James Flynn, research associate professor at the University of Houston, has been awarded a $1.2 million research grant by the Texas Commission on Environmental Quality. The award will support Flynn and his team’s research project aimed at assessing the impacts of biomass burning, wind-blown dust pollutants and soot on air quality in Texas. Biomass burning can include wildfires, agricultural burning, prescribed burns, etc.
Flynn, principal investigator, and his team will primarily focus on urban air quality in major Texas cities including Houston, Dallas-Fort Worth and El Paso, conducting measurements during the 2023 Texas ozone season (roughly April 1 – October 31) using optical instruments.
“Smoke in particular has been linked to high ozone episodes,” said Flynn, a faculty member of the College of Natural Sciences and Mathematics’ Department of Earth and Atmospheric Sciences. “Along with the fine particulate matter (PM 2.5) in smoke, there are also gases in the smoke that form ozone.
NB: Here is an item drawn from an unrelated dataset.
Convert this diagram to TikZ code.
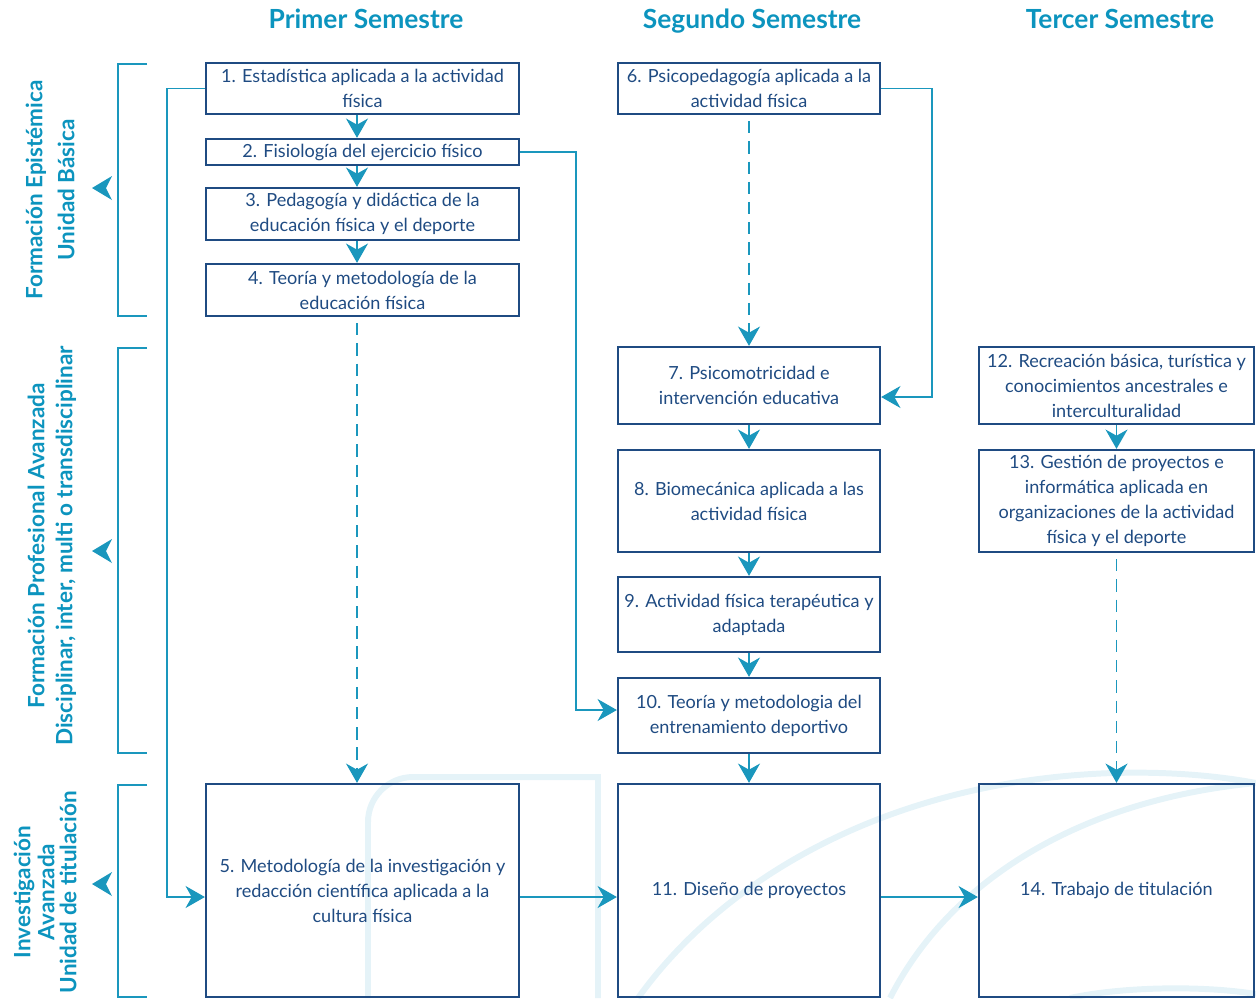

By looking at the optical properties of the fine particles, we can determine what is soot or dust or smoke, so we can then identify high ozone periods that have been impacted by smoke.”
Rebecca Sheesley, Professor of Environmental Science at Baylor University is co-investigator of the project, along with fellow Baylor professor, Sascha Usenko. She explains just how far pollutants can move from one place to another.
“Wildfire and dust pollutants can travel very long distances – across the US, across international borders and even across the ocean,” she said.
Recent examples include dark orange skies in New York City due to Canadian wildfires, hazy Houston days because of Saharan dust and blankets of dust in El Paso from desert windstorms.
The research group will use instruments including state-of-the-art tricolor absorption photometers and a nephelometer, which will enable the precise measurement of particulate matter and their optical properties. These instruments will be complemented by advanced air quality monitoring equipment, including trace gas detectors and high-volume filter samplers.
“Filter samples from particles can be analyzed for tracers of indicators of biomass burning,” Flynn said. “Certain filters will be analyzed using radiocarbon dating. This method can tell us the difference between carbon that comes from biomass burning and carbon that’s from fossil fuel burning, like that from power plants and vehicles.”
High Ozone Levels: Local Causes or Not?
Their work could provide clarity to policy makers as to the cause of high ozone. If ozone is coming in with smoke plumes from biomass burning from another state, then it’s not being locally generated; it’s not coming from Houston activity, whether it’s people driving cars, power plants or refineries.
The research team will also collect data on meteorological parameters and carbon monoxide levels to gain a comprehensive understanding of air quality dynamics.
The team will have three monitoring sites in the Houston area: one at the Galveston airport, another in Aldine and one in Liberty County. In Dallas-Fort Worth, the team will have sites at a northwest Fort Worth TCEQ site and the Arlington Municipal Airport. In El Paso, the team is working with the University of Texas at El Paso to reestablish a monitoring site. Flynn’s previous air quality work in El Paso was conducted in conjunction with the UT El Paso.